Some things that can alert you to this issue are if you have difficulties reading the dashboard instruments on your car or trouble reading road signs. If you have feelings of being disoriented while driving or notice that a car or pedestrian pops out of nowhere are other red flags that your driving may not be safe.
Each state in the U.S. has different vision requirements for driving. Most states require that vision be corrected to 20/40 in the better eye for obtaining an unrestricted driver's license.
Just because your driver's license has not expired, does not mean that it is still valid. To maintain a valid driver's license each person is obliged to report to the responsible authority any changes in his/her health, medical, and mental condition, including but not limited, to vision problems.
If you are driving with an invalid license, your insurance coverage may not be binding. When to stop driving is a decision that you can make yourself, but if your loved ones are bringing it up please listen to them and consider their concerns.
Unfortunately, public transportation in the United States is sorely lacking which makes it much more difficult to not drive.
In order to continue doing the activities you enjoy it will take some planning and initiative, but it will get you to the places you want to go and the people you want to see.
Consider these alternatives to driving:
√ rides with family and friends
√ taxis, Uber or Lyft
√ shuttle buses or vans
√ public buses, trains and subways
At Living Well With Low Vision website there is a category on the left side titled Transportation Database.
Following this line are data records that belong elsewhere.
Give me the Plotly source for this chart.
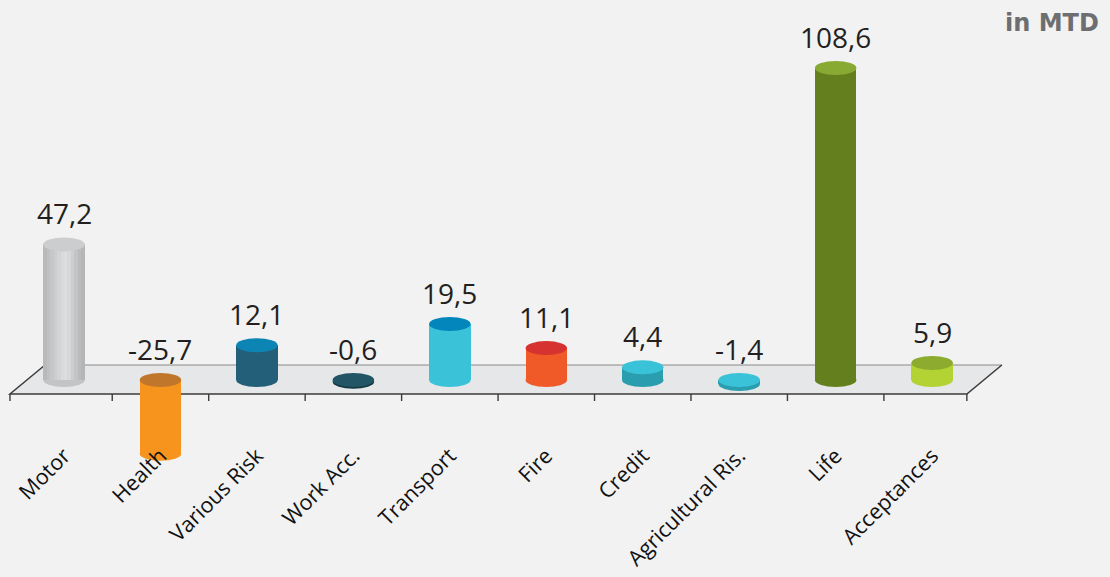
import plotly.graph_objects as go

# ---- data -------------------------------------------------------------
categories = ["Motor", "Health", "Various Risk", "Work Acc.", "Transport",
              "Fire", "Credit", "Agricultural Ris.", "Life", "Acceptances"]
values = [47.2, -25.7, 12.1, -0.6, 19.5, 11.1, 4.4, -1.4, 108.6, 5.9]
side_colors = ["#c2c4c6", "#f7941d", "#245f7a", "#143a43", "#3ac2d8",
               "#f05a28", "#2a9daf", "#2a9daf", "#64801e", "#b3d334"]
cap_colors = ["#cbcdcf", "#c1772b", "#0c85b4", "#225566", "#0386bb",
              "#d6322f", "#3ac2d8", "#3ac2d8", "#89aa32", "#8cab2f"]
unit_label = "in MTD"

# shading across the width of the grey cylinder (left -> right)
motor_shade = ["#b7b9bb", "#bec0c2", "#c5c7c9", "#cbcdcf", "#d2d4d5", "#d9dadb",
               "#dcdddf", "#d6d8d9", "#ccced0", "#c2c4c6", "#b9bbbd", "#b3b5b7"]

# ---- geometry ----------------------------------------------------------
W, H = 1110, 577
BAR_W = 0.43          # cylinder width in category units
CAP = 7               # half-height of the elliptical caps, px
X_RANGE = [-0.6635, 10.844]
Y_RANGE = [-68.6, 132.3]
FLOOR_FRONT = (-0.56, 9.36)   # front corners of the floor plane (x units)
FLOOR_SKEW = 0.363            # depth offset of the back edge (x units)
FLOOR_BACK_PX, FLOOR_FRONT_PX = 15, -14

idx = list(range(len(categories)))
fmt = [f"{v:.1f}".replace(".", ",") for v in values]

fig = go.Figure()

# cylinder bodies
fig.add_trace(go.Bar(
    x=idx, y=values, width=BAR_W,
    marker=dict(color=side_colors, line=dict(width=0)),
    hoverinfo="skip", showlegend=False,
))

# metallic shading of the first cylinder
n = len(motor_shade)
sw = BAR_W / n
fig.add_trace(go.Bar(
    x=[idx[0]] * n, y=[values[0]] * n,
    width=[sw * 1.08] * n,
    offset=[-BAR_W / 2 + k * sw for k in range(n)],
    marker=dict(color=motor_shade, line=dict(width=0)),
    hoverinfo="skip", showlegend=False,
))

shapes = []
# floor plane
fl, fr = FLOOR_FRONT
floor_path = (f"M{fl},{FLOOR_FRONT_PX} L{fr},{FLOOR_FRONT_PX} "
              f"L{fr + FLOOR_SKEW},{FLOOR_BACK_PX} L{fl + FLOOR_SKEW},{FLOOR_BACK_PX} Z")
shapes.append(dict(type="path", path=floor_path, xref="x", yref="y",
                   ysizemode="pixel", yanchor=0, layer="below",
                   fillcolor="#e6e7e8", line=dict(width=0)))
shapes.append(dict(type="path",
                   path=f"M{fl + FLOOR_SKEW},{FLOOR_BACK_PX} L{fr + FLOOR_SKEW},{FLOOR_BACK_PX}",
                   xref="x", yref="y", ysizemode="pixel", yanchor=0, layer="below",
                   line=dict(color="#8a8a8a", width=1.2)))
shapes.append(dict(type="path",
                   path=(f"M{fl + FLOOR_SKEW},{FLOOR_BACK_PX} L{fl},{FLOOR_FRONT_PX} "
                         f"L{fr},{FLOOR_FRONT_PX} L{fr + FLOOR_SKEW},{FLOOR_BACK_PX}"),
                   xref="x", yref="y", ysizemode="pixel", yanchor=0, layer="below",
                   line=dict(color="#3c3c3c", width=1.5)))
# tick marks along the front edge
tick_x = [fl] + [i + 0.5 for i in idx[:-1]] + [fr]
for tx in tick_x:
    shapes.append(dict(type="line", xref="x", yref="y", x0=tx, x1=tx,
                       ysizemode="pixel", yanchor=0,
                       y0=FLOOR_FRONT_PX, y1=FLOOR_FRONT_PX - 7, layer="below",
                       line=dict(color="#3c3c3c", width=1.4)))

# bottom and top ellipses of each cylinder
for i, v in zip(idx, values):
    lo, hi = min(v, 0), max(v, 0)
    shapes.append(dict(type="circle", xref="x", yref="y",
                       x0=i - BAR_W / 2, x1=i + BAR_W / 2,
                       ysizemode="pixel", yanchor=lo, y0=-CAP, y1=CAP,
                       fillcolor=side_colors[i], line=dict(width=0), layer="below"))
    shapes.append(dict(type="circle", xref="x", yref="y",
                       x0=i - BAR_W / 2, x1=i + BAR_W / 2,
                       ysizemode="pixel", yanchor=hi, y0=-CAP, y1=CAP,
                       fillcolor=cap_colors[i], line=dict(width=0), layer="above"))

# value labels above each cylinder
annotations = [dict(x=i, y=max(v, 0), text=t, showarrow=False,
                    xref="x", yref="y", yanchor="bottom", yshift=CAP + 3,
                    font=dict(family="Open Sans", size=28, color="#231f20"))
               for i, v, t in zip(idx, values, fmt)]
annotations.append(dict(x=1101 / W, y=1 - 23 / H, xref="paper", yref="paper",
                        xanchor="right", yanchor="middle", showarrow=False,
                        text=f"<b>{unit_label}</b>",
                        font=dict(family="DejaVu Sans", size=24, color="#6d6e71")))

fig.update_layout(
    width=W, height=H,
    margin=dict(l=0, r=0, t=0, b=0, autoexpand=False),
    paper_bgcolor="#f2f2f2", plot_bgcolor="#f2f2f2",
    barmode="overlay", bargap=0,
    shapes=shapes, annotations=annotations,
    xaxis=dict(range=X_RANGE, tickmode="array", tickvals=idx, ticktext=categories,
               tickangle=-45, anchor="free", position=(H - 394) / H,
               automargin=False,
               showline=False, showgrid=False, zeroline=False, ticks="",
               ticklabelstandoff=44,
               tickfont=dict(family="Open Sans", size=21.5, color="#111111")),
    yaxis=dict(range=Y_RANGE, visible=False, showgrid=False, zeroline=False,
               automargin=False),
)

fig.write_html("out.html")
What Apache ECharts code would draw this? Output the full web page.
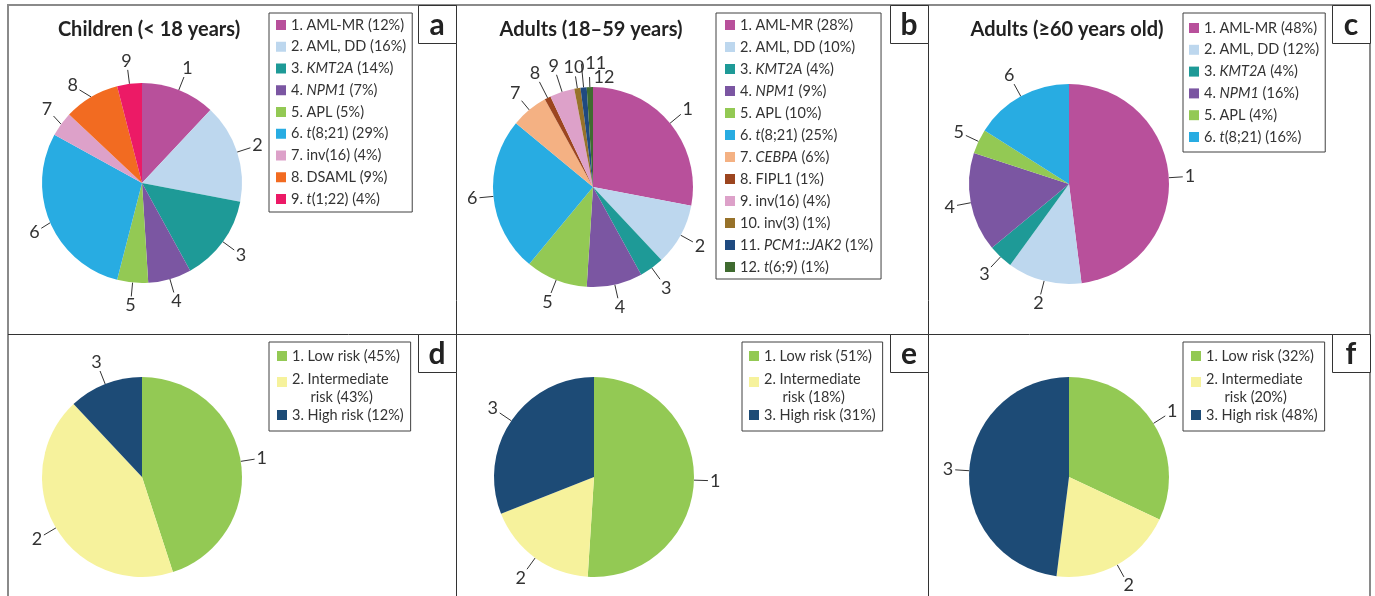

It is in the process of being built so it is not complete, but it is a place to check for transportation in your area by city and state.
Senior centers, religious and other local service groups often offer transportation services for older adults in your community. Who can one call for help with transportation?
Call the ElderCare Locator at 1-800-677-1116 and ask for your local Office on Aging, or go to their website www.eldercare.gov.
Contact your regional transit authority, which can tell you which bus or train to take.
Easter Seals Project ACTION (Accessible Community Transportation In Our Nation) at 1-800-659-6428 or go to their website www.projectaction.org.